Dear Scotland referendum

Dear Scotland. . . John Byrne at the Scottish National Portrait Gallery

 

John Byrne Tilda Swinton
Tilda Swinton, b. 1960 2001 John Byrne Medium Pastel on paper Size 48.70 x 68.60 cm Scottish National Portrait Gallery

 

John Byrne is best known south of the Tweed for his 1978 ‘Slab Boys’ trilogy. The three plays, set in a Paisley carpet factory, are a hand grenade of vitality and linguistic flourish. The same qualities are evident in this retrospective of Byrne’s original career as a painter and portraitist.

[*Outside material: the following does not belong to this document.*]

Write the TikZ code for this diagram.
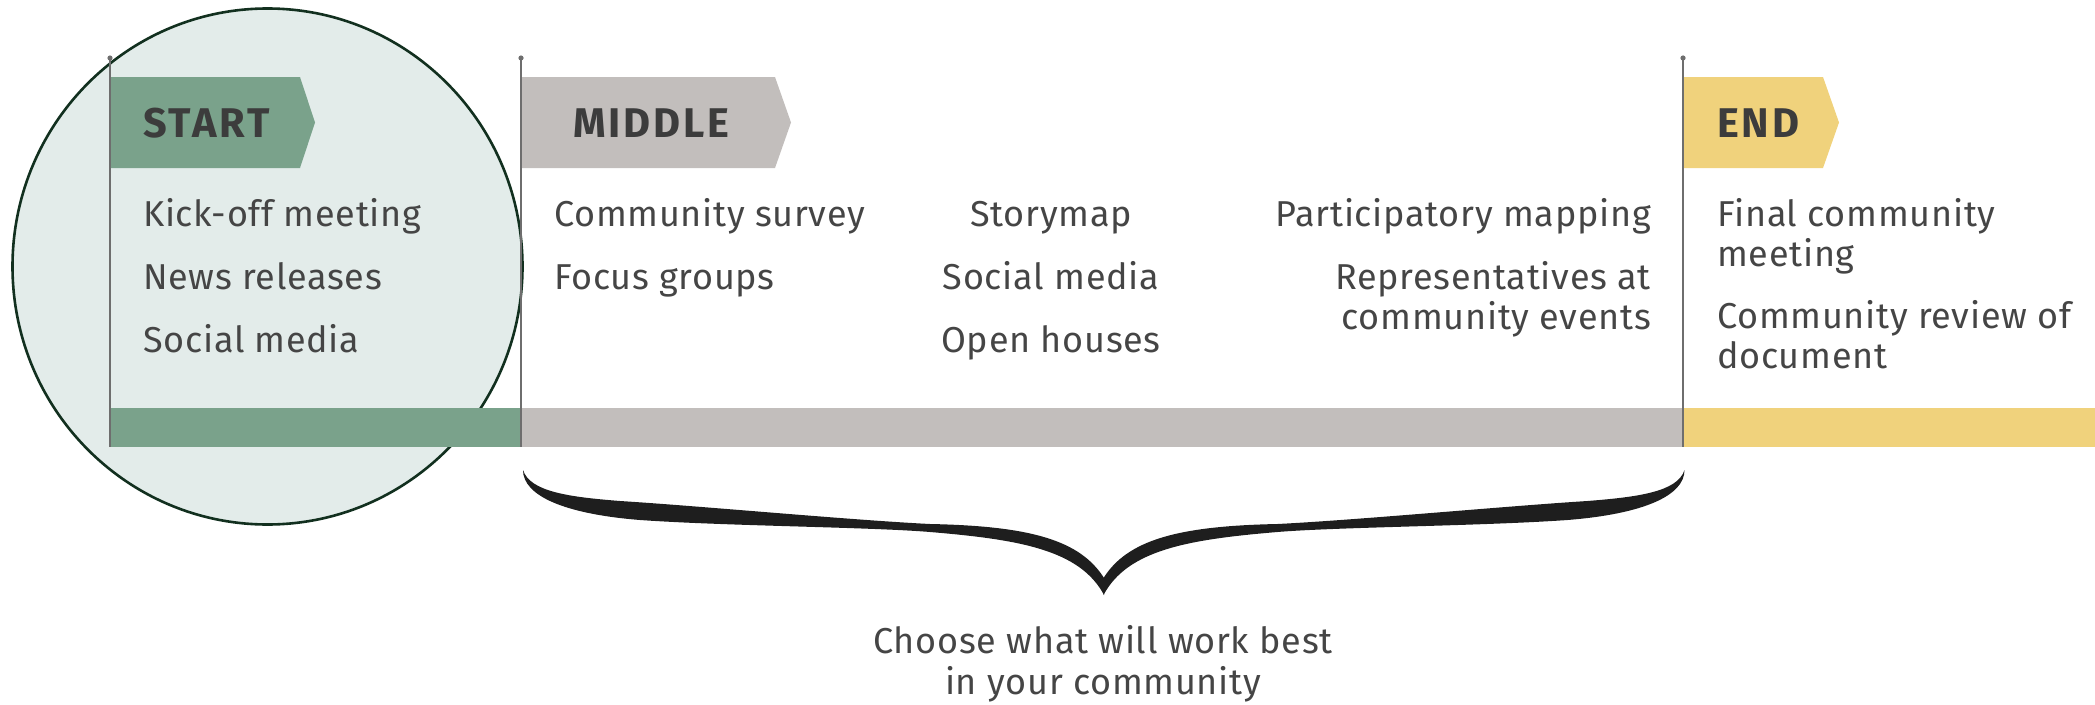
\documentclass[tikz,border=0pt]{standalone}
\usepackage{fontspec}
\setmainfont{Fira Sans}[LetterSpace=2]
\newfontfamily\headfont{Fira Sans}[LetterSpace=7]
\definecolor{startgreen}{HTML}{7AA28B}
\definecolor{midgrey}{HTML}{C2BEBC}
\definecolor{endyellow}{HTML}{F0D27C}
\definecolor{ringfill}{HTML}{E3ECEA}
\definecolor{ringline}{HTML}{12301F}
\definecolor{txt}{HTML}{454545}
\definecolor{headtxt}{HTML}{3C3C3C}
\definecolor{polecol}{HTML}{6E6E6E}
\definecolor{bracecol}{HTML}{1E1E1E}
\begin{document}
\begin{tikzpicture}[x=1pt,y=-1pt,
  item/.style={inner sep=0pt, text=txt, font=\fontsize{36}{40}\selectfont},
  head/.style={inner sep=0pt, text=headtxt, font=\headfont\bfseries\fontsize{41.5}{40}\selectfont},
  pole/.style={draw=polecol, line width=1.6pt},
  knob/.style={fill=polecol}]
\useasboundingbox (0,0) rectangle (2095,704);

% highlight around the first phase
\draw[fill=ringfill, draw=ringline, line width=2.6pt] (267.5,266.5) ellipse [x radius=255, y radius=258];

% timeline bar
\fill[startgreen] (110,408) rectangle (521,447);
\fill[midgrey] (521,408) rectangle (1683,447);
\fill[endyellow] (1683,408) rectangle (2095,447);

% phase tabs
\fill[startgreen] (110,77) -- (300,77) -- (315,122.5) -- (300,168) -- (110,168) -- cycle;
\fill[midgrey] (521,77) -- (775,77) -- (791,122.5) -- (775,168) -- (521,168) -- cycle;
\fill[endyellow] (1683,77) -- (1823,77) -- (1839,122.5) -- (1823,168) -- (1683,168) -- cycle;

% flag poles
\coordinate (p1top) at (110,58);  \coordinate (p1bot) at (110,447);
\coordinate (p2top) at (521,58);  \coordinate (p2bot) at (521,447);
\coordinate (p3top) at (1683,58); \coordinate (p3bot) at (1683,447);
\draw[pole] (p1top) -- (p1bot);
\draw[pole] (p2top) -- (p2bot);
\draw[pole] (p3top) -- (p3bot);
\fill[knob] (p1top) circle (2.6);
\fill[knob] (p2top) circle (2.6);
\fill[knob] (p3top) circle (2.6);

% headings
\node[head, anchor=base west] (hstart) at (143,137) {START};
\node[head, anchor=base west] (hmid) at (573,137) {MIDDLE};
\node[head, anchor=base west] (hend) at (1717,137) {END};

% start activities
\node[item, anchor=base west] (s1) at (143,226) {Kick-off meeting};
\node[item, anchor=base west] (s2) at (143,289) {News releases};
\node[item, anchor=base west] (s3) at (143,352) {Social media};

% middle activities
\node[item, anchor=base west] (m1) at (554,226) {Community survey};
\node[item, anchor=base west] (m2) at (554,289) {Focus groups};
\node[item, anchor=base] (m3) at (1051,226) {Storymap};
\node[item, anchor=base] (m4) at (1051,289) {Social media};
\node[item, anchor=base] (m5) at (1051,352) {Open houses};
\node[item, anchor=base east] (m6) at (1651,226) {Participatory mapping};
\node[item, anchor=base east] (m7) at (1651,289) {Representatives at};
\node[item, anchor=base east] (m8) at (1651,329) {community events};

% end activities
\node[item, anchor=base west] (e1) at (1717,226) {Final community};
\node[item, anchor=base west] (e2) at (1717,266) {meeting};
\node[item, anchor=base west] (e3) at (1717,328) {Community review of};
\node[item, anchor=base west] (e4) at (1717,368) {document};

% brace under the middle phase
\def\bracehalf{%
  (523,470) .. controls (523,496) and (565,514) .. (640,520)
  .. controls (725,526) and (870,527) .. (930,532)
  .. controls (1020,539.5) and (1080,550) .. (1104,595)
  -- (1104,578)
  .. controls (1080,540) and (1030,526) .. (930,524)
  .. controls (850,520) and (700,506) .. (620,501)
  .. controls (570,497) and (530,492) .. (523,470) -- cycle}
\fill[bracecol] \bracehalf;
\begin{scope}[shift={(2207.5,0)}, xscale=-1]
  \fill[bracecol] \bracehalf;
\end{scope}

% note below the brace
\node[item, anchor=base] (n1) at (1103,653) {Choose what will work best};
\node[item, anchor=base] (n2) at (1103,694) {in your community};
\end{tikzpicture}
\end{document}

The canvases come with a blast of theatrical show. First they are large, often a hundred square feet in size. The artist has fun with his long nose and exaggerated moustache. He presents himself in raffish hat and scarf. A throbbing irreverence runs through the work, both in the self-portraits and the public commissions. Tilda Swinton becomes a willow-thin harlequin figure. A vice-chancellor and businessman-philanthropist have sat for Byrne; the results subvert all the habitual depictions of the Great and the Good. Ben Thomson, chair of the Trustees of the National Galleries of Scotland, is painted with a large grin and holding a stick of dynamite. A work from 1973 features a Zappa-esque figure in flowered jacket. The spirit of Frank Zappa is appropriate.

But the far end of the exhibition reveals a different Byrne. With conté crayon he draws his children with a close-up delicacy. A son is depicted with his saxophone. A daughter watches television. Another is captured in sleep with a tenderness and emotion that can only come from a parental eye that has watched over his subject for years. While the big canvases favour swagger and display over acuity of character these last family close-ups are classics of the genre.